La marche sur Alger n’a pas eu lieu

La marche sur Alger n’a pas eu lieu
la-marche-sur-alger-na-pas-eu-lieu.jpg

La marche d’Alger du 12 février 2011, comme la précédente du 22 janvier 2011, n’a finalement pas eu lieu, les forces de police ayant quadrillé la ville et ses environs depuis la veille.

Le rassemblement de la place du 1er mai ne pouvait donc se tenir dans de telles conditions. Mais indépendamment de la répression, il faut avouer que les organisateurs n’ont pas réussi à drainer les foules. Les Algérois, les jeunes en particulier, ont vaqué à leurs occupations.

Les forces de police ont quadrillé la ville et ses environs(photo facebook DR)

ALGÉRIE. Ils étaient des centaines (250 selon la police et plusieurs milliers selon les organisateurs) à braver l’interdiction de marcher. Les organisateurs – la Coordination nationale pour le changement démocratique – initiatrice de la marche n’a pu rassembler ses troupes.
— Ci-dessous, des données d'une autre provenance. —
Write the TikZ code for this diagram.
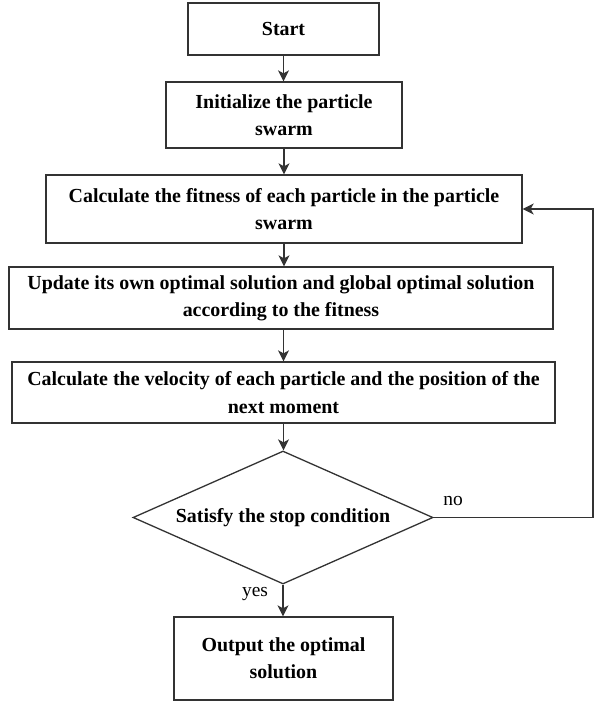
\documentclass[tikz,border=0pt]{standalone}
\usepackage{fontspec}
\setmainfont{Liberation Serif}
\usetikzlibrary{shapes.geometric,arrows.meta}

\definecolor{linegray}{HTML}{333333}

\tikzset{
  flowbox/.style={draw=linegray, line width=1.3bp, fill=white, align=center,
    text=black, font=\bfseries\fontsize{20}{27.5}\selectfont, inner sep=0pt},
  decision/.style={diamond, draw=linegray, line width=1.3bp, fill=white,
    aspect=2.25, inner sep=0pt, text=black,
    font=\bfseries\fontsize{20}{24}\selectfont},
  flowarrow/.style={draw=linegray, line width=1.3bp,
    -{Stealth[length=11bp,width=11bp,inset=3bp]}},
  branchlabel/.style={font=\fontsize{19.5}{22}\selectfont, inner sep=0pt, text=black}
}

\begin{document}
\begin{tikzpicture}[x=1bp,y=-1bp]
  % page frame
  \fill[white] (0,0) rectangle (595,702);
  \useasboundingbox (0,0) rectangle (595,702);

  % process steps
  \node[flowbox, minimum width=191bp, minimum height=52bp] (start) at (283.5,29) {Start};
  \node[flowbox, minimum width=236bp, minimum height=66bp] (init) at (284,115)
    {Initialize the particle\\swarm};
  \node[flowbox, minimum width=476bp, minimum height=68bp] (fitness) at (284,209)
    {Calculate the fitness of each particle in the particle\\swarm};
  \node[flowbox, minimum width=544bp, minimum height=62bp] (update) at (281,298)
    {Update its own optimal solution and global optimal solution\\according to the fitness};
  \node[flowbox, minimum width=543bp, minimum height=61bp] (velocity) at (283.5,392.5)
    {Calculate the velocity of each particle and the position of the\\next moment};
  \node[decision, minimum width=300bp, minimum height=133bp] (cond) at (283,517.5)
    {Satisfy the stop condition};
  \node[flowbox, minimum width=219bp, minimum height=83bp] (output) at (283.5,658.5)
    {Output the optimal\\solution};

  % main flow
  \draw[flowarrow] (start.south) -- (start.south |- init.north);
  \draw[flowarrow] (init.south) -- (init.south |- fitness.north);
  \draw[flowarrow] (fitness.south) -- (fitness.south |- update.north);
  \draw[flowarrow] (velocity.north |- update.south) -- (velocity.north);
  \draw[flowarrow] (velocity.south) -- (velocity.south |- cond.north);
  \draw[flowarrow] (cond.south) -- (cond.south |- output.north);

  % loop back when the stop condition is not met
  \coordinate (loopx) at (593,0);
  \draw[flowarrow] (cond.east) -- (cond.east -| loopx) |- (fitness.east);

  % branch labels
  \node[branchlabel] (nolabel) at (453,501) {no};
  \node[branchlabel] (yeslabel) at (255,594) {yes};
\end{tikzpicture}
\end{document}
Il est évident que la présence policière a empêché les manifestants de former des rangs car il y avait autant de policiers en civil que de manifestants et un nombre impressionnant de forces anti-émeute.

Mais au-delà de la répression, d’autres causes peuvent expliquer cet échec : le défaitisme ambiant, le manque de confiance dans les partis, la non représentativité de certains, l’absence de communications entre la population des quartiers populaires et les « forces organisées », dix ans de guerre fratricide dont les meurtrissures ne sont pas encore guéries…

La liste est longue, aussi longue que les raisons du malaise social qui pourrait exploser au grand jour à tout moment.

L’échec de la marche sera certainement considéré comme une victoire par le pouvoir, mais la poudrière sociale n’est pas pour autant à conjuguer au passé.

Des arrestations et des blessés

Il est évident que la population, les jeunes en général et ceux qui s’étaient soulevés au début du mois de janvier 2011 en particulier, n’était pas au rendez-vous.

Les initiateurs ont surtout scandé des slogans politiques, mais il n’y avait pas ou très peu de slogans sociaux. En face, des contre-marcheurs scandaient des slogans pro-Bouteflika. La marche était programmée à 11 heures locale (GMT+1), mais bien avant midi les organisateurs appelèrent à la dispersion et partirent en laissant les manifestants derrière eux.

Un autre rassemblement se tint juste après avec des slogans pour l’emploi, contre le chômage, contre le premier ministre Ouyahia …

Vers 14 heures les forces anti émeutes chargèrent, officiellement après avoir reçu des jets de pierres. Bilan : 28 blessés légers (12 manifestants et 16 policiers). Les dizaines de manifestants arrêtés à Alger et les universitaires et syndicalistes arrêtés dans les autres villes du pays ont été majoritairement relâchés.

Tirer les leçons de l’échec

En marge de la manifestation, des personnes « venues observer la marche » – intellectuels et autres – profitèrent du moment pour discuter. Nombre d’entre eux regretteront la manière dont l’initiative avait été organisée

La nécessité d’entamer une réflexion sur l’apparent désintérêt de la population fut évoquée. La nécessité d’apprécier correctement ses forces avant de se lancer dans des actions sera également abordée par certains.

De nombreux passants interrogés affirmaient en effet ne pas comprendre le pourquoi de cette marche quand d’autres ignoraient jusqu’à son existence. Nombre de magasins sont par ailleurs restés ouverts.

La question de la mobilisation risque de devenir le cauchemar de tous ceux qui voudront organiser quelque chose. Communiquer avec la population « d’en bas » reste, selon certains observateurs, la seule alternative pour avancer.

Le rassemblement du 12 février 2011 a démontré l’ampleur de la fracture qu’il y a entre le peuple et une partie de son « élite ».

Sauf événement imprévu, qui pourrait tout à fait se produire, la « révolution » annoncée n’est visiblement pas encore arrivée à maturité en Algérie.